• [GIVEN PROBLEM]:
Look through the data for the string "matplotlib". Copy every line where it is found.

• [RAW DATA]:
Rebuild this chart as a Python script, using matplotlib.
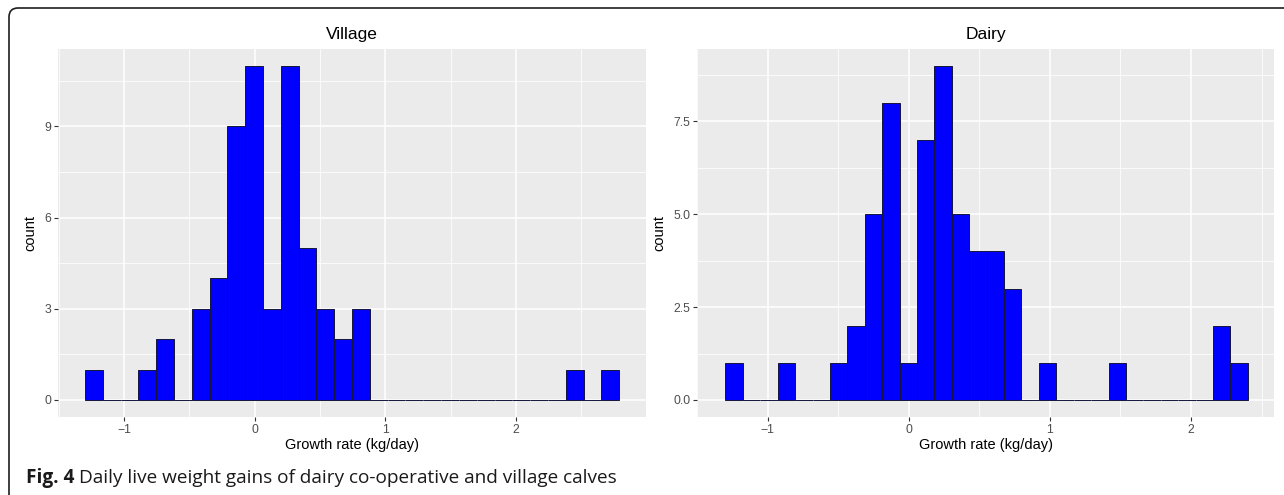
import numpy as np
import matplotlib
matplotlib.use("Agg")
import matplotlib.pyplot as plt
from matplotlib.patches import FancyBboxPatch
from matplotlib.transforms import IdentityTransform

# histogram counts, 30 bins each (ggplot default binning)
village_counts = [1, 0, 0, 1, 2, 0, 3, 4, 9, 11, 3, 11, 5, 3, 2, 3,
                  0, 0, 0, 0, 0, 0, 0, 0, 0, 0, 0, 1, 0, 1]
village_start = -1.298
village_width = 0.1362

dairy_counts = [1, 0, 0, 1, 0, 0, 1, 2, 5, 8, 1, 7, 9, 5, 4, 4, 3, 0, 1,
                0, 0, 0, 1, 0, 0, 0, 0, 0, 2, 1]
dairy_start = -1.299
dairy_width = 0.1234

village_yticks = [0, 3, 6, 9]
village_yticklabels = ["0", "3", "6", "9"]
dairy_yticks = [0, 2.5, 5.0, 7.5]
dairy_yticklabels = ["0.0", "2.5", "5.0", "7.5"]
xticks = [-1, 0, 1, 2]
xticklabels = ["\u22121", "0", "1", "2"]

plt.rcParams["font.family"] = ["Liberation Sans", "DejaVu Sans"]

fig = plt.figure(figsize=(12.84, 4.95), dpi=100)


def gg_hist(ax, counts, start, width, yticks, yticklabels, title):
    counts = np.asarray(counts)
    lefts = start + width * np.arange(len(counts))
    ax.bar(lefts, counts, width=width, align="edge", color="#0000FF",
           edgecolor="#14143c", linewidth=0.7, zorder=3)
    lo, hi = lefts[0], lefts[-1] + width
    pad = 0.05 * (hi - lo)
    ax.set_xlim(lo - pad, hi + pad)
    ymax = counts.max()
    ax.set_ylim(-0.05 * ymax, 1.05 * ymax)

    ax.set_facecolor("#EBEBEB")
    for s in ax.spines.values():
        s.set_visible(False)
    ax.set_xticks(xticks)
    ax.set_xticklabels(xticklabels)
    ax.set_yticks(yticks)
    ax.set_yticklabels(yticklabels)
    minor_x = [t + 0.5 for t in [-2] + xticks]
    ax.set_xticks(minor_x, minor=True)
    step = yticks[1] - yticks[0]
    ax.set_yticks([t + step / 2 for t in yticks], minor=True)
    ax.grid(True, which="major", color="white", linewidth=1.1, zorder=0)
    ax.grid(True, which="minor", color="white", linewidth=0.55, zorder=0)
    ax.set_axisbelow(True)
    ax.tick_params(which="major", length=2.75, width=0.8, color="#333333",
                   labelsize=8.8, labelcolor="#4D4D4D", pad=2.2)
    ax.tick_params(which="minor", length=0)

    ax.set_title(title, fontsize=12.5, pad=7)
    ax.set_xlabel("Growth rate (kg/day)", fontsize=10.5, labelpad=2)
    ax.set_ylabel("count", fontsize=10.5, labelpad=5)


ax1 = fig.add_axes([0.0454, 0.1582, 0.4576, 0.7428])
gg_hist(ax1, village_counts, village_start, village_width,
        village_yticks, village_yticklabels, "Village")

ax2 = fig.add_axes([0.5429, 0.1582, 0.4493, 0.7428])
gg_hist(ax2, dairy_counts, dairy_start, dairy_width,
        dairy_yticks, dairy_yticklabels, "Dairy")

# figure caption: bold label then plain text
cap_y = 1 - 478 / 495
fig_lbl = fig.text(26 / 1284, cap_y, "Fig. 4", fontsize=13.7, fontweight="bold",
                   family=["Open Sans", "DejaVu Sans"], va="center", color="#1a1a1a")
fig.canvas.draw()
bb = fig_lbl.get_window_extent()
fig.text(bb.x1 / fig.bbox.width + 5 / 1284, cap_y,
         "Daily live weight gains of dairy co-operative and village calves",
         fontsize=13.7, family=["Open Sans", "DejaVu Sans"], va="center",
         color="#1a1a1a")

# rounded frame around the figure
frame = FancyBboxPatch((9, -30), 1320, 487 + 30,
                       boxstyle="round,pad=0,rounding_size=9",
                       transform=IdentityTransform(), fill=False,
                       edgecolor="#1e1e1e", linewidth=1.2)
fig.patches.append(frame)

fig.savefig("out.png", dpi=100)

• [REPLY]:
Rebuild this chart as a Python script, using matplotlib.
import matplotlib
matplotlib.use("Agg")
import matplotlib.pyplot as plt
from matplotlib.patches import FancyBboxPatch
from matplotlib.transforms import IdentityTransform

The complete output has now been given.